Cohort analysis is a powerful analytical technique that breaks down data into related groups before analyzing it. These groups, or cohorts, usually share common characteristics or experiences within a defined time-span. In PostgreSQL, you can perform cohort analysis to track user behavior over time, measure customer retention, evaluate the performance of marketing campaigns, and much more. Here's a step-by-step guide on how to conduct a cohort analysis in PostgreSQL:
First, decide on the cohort you want to analyze and the outcome metric. A cohort could be users who signed up in a particular month, while the outcome metric could be something like monthly active usage or purchase frequency.
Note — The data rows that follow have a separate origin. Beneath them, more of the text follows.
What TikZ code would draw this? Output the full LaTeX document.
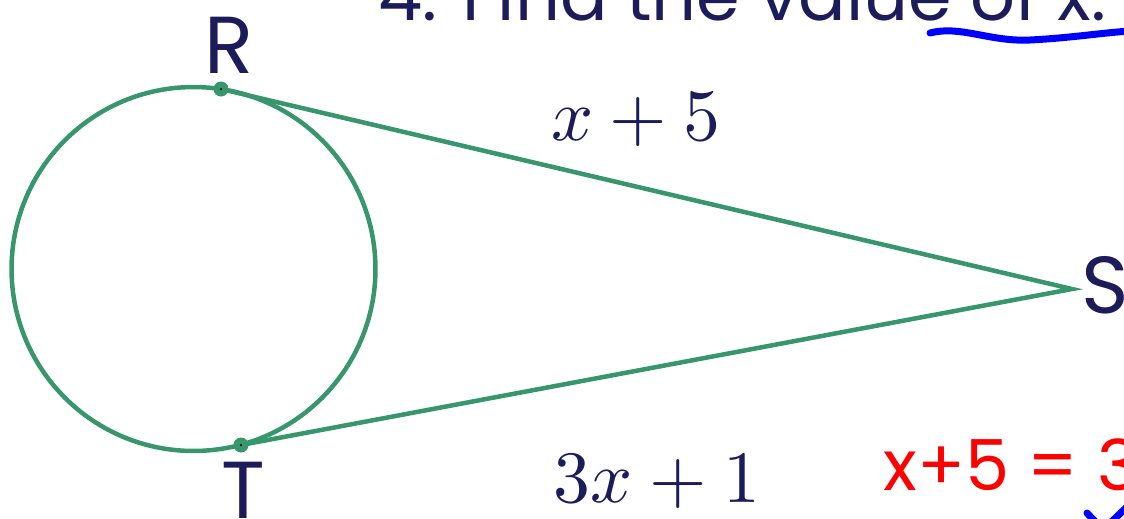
\documentclass[tikz,border=0pt]{standalone}
\usepackage{fontspec}
\usepackage{unicode-math}
\newfontfamily\labelfont{Poppins}
\usepackage{tikz}
\usetikzlibrary{calc}
\definecolor{circgreen}{RGB}{56,150,108}
\definecolor{labnavy}{RGB}{28,28,90}
\definecolor{inkred}{RGB}{255,0,0}
\definecolor{inkblue}{RGB}{0,0,255}

\begin{document}
\begin{tikzpicture}[
  x=0.02cm, y=-0.02cm,
  geo/.style={draw=circgreen, line width=0.09cm},
  ptdot/.style={circle, fill=circgreen, inner sep=0pt, minimum size=0.3cm,
    path picture={\fill[black] (path picture bounding box.center) circle (0.025cm);}},
  ptlabel/.style={font=\labelfont\fontsize{46}{50}\selectfont, text=labnavy, inner sep=0pt},
  seglabel/.style={font=\fontsize{42}{46}\selectfont, text=labnavy, inner sep=0pt},
  ink/.style={line width=0.14cm, line cap=round, line join=round},
]
\useasboundingbox (0,0) rectangle (1124,518);
\clip (0,0) rectangle (1124,518);

%% Title (cut off by the frame)
\node[ptlabel, anchor=base west, font=\labelfont\fontsize{40}{44}\selectfont] (title) at (378,20) {4. Find the value of x.};

%% Circle and the two tangents
\node[geo, circle, minimum size=7.28cm, inner sep=0pt] (circ) at (193.5,269) {};
\coordinate (R) at (221,89);
\coordinate (T) at (241,445);
\coordinate (S) at (1072,289);
\draw[geo] (R) -- (S) -- (T);
\node[ptdot] (Rdot) at (R) {};
\node[ptdot] (Tdot) at (T) {};

%% Point labels
\node[ptlabel, anchor=base] (Rlab) at (229,73) {R};
\node[ptlabel, anchor=base] (Tlab) at (243,518) {T};
\node[ptlabel, anchor=base] (Slab) at (1105,313) {S};

%% Segment lengths
\node[seglabel, anchor=base] (RSlab) at (636,140) {$x+5$};
\node[seglabel, anchor=base] (TSlab) at (657,502) {$3x+1$};

%% Pen marks
\node[anchor=base west, inner sep=0pt, text=inkred, font=\labelfont\fontsize{40}{44}\selectfont] (work) at (883,490) {x+5 = 3};
\coordinate (ul1) at (930,33);
\coordinate (ul2) at (1130,31);
\draw[ink, inkblue] (ul1) .. controls (960,25) and (990,42) .. (1030,40) .. controls (1070,38) and (1100,33) .. (ul2);
\coordinate (ck1) at (1087,513);
\coordinate (ck2) at (1103,530);
\coordinate (ck3) at (1132,502);
\draw[ink, inkblue] (ck1) -- (ck2) -- (ck3);
\end{tikzpicture}
\end{document}
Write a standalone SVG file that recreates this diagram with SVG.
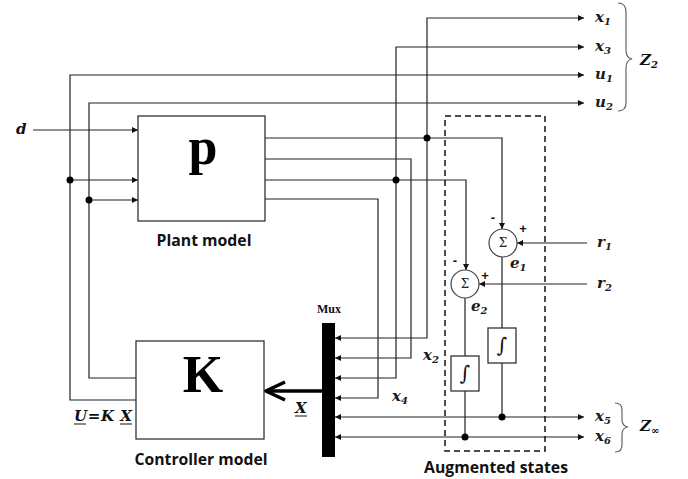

Ensure your data is structured in a way that supports cohort analysis. Typically, you would need a users table with a user_id
and signup_date
, and an actions table with user_id
, action_date
, and possibly an action_type
.
Group users based on the time period during which they performed a specific action, such as signing up. You can use the DATE_TRUNC
function to round dates to the nearest day, week, or month, making it easier to group users.
SELECT
DATE_TRUNC('month', signup_date) AS cohort,
COUNT(user_id) AS users
FROM
users
GROUP BY
cohort
ORDER BY
cohort;
Next, join your user cohort data with the actions they performed over time. This allows you to observe how each cohort's behavior changes.
SELECT
DATE_TRUNC('month', users.signup_date) AS cohort,
DATE_TRUNC('month', actions.action_date) AS month,
COUNT(DISTINCT actions.user_id) AS active_users
FROM
users
JOIN
actions ON users.user_id = actions.user_id
WHERE
actions.action_date >= users.signup_date
GROUP BY
cohort, month
ORDER BY
cohort, month;
Analyze the cohort data to identify trends, such as increasing or decreasing user engagement over time. You can calculate retention rates, average revenue per user (ARPU), and other key metrics for each cohort.
Consider exporting the data to a tool that can help visualize it, such as Tableau, Looker, or even Excel. Cohort analysis often involves looking at lots of data points over time, and visualizations can help identify trends and insights more easily.
Cohort analysis in PostgreSQL requires a solid understanding of SQL and may involve complex queries, especially as you start to include more dimensions in your analysis. It's a powerful method to unlock insights into how different groups of users interact with your product or service over time.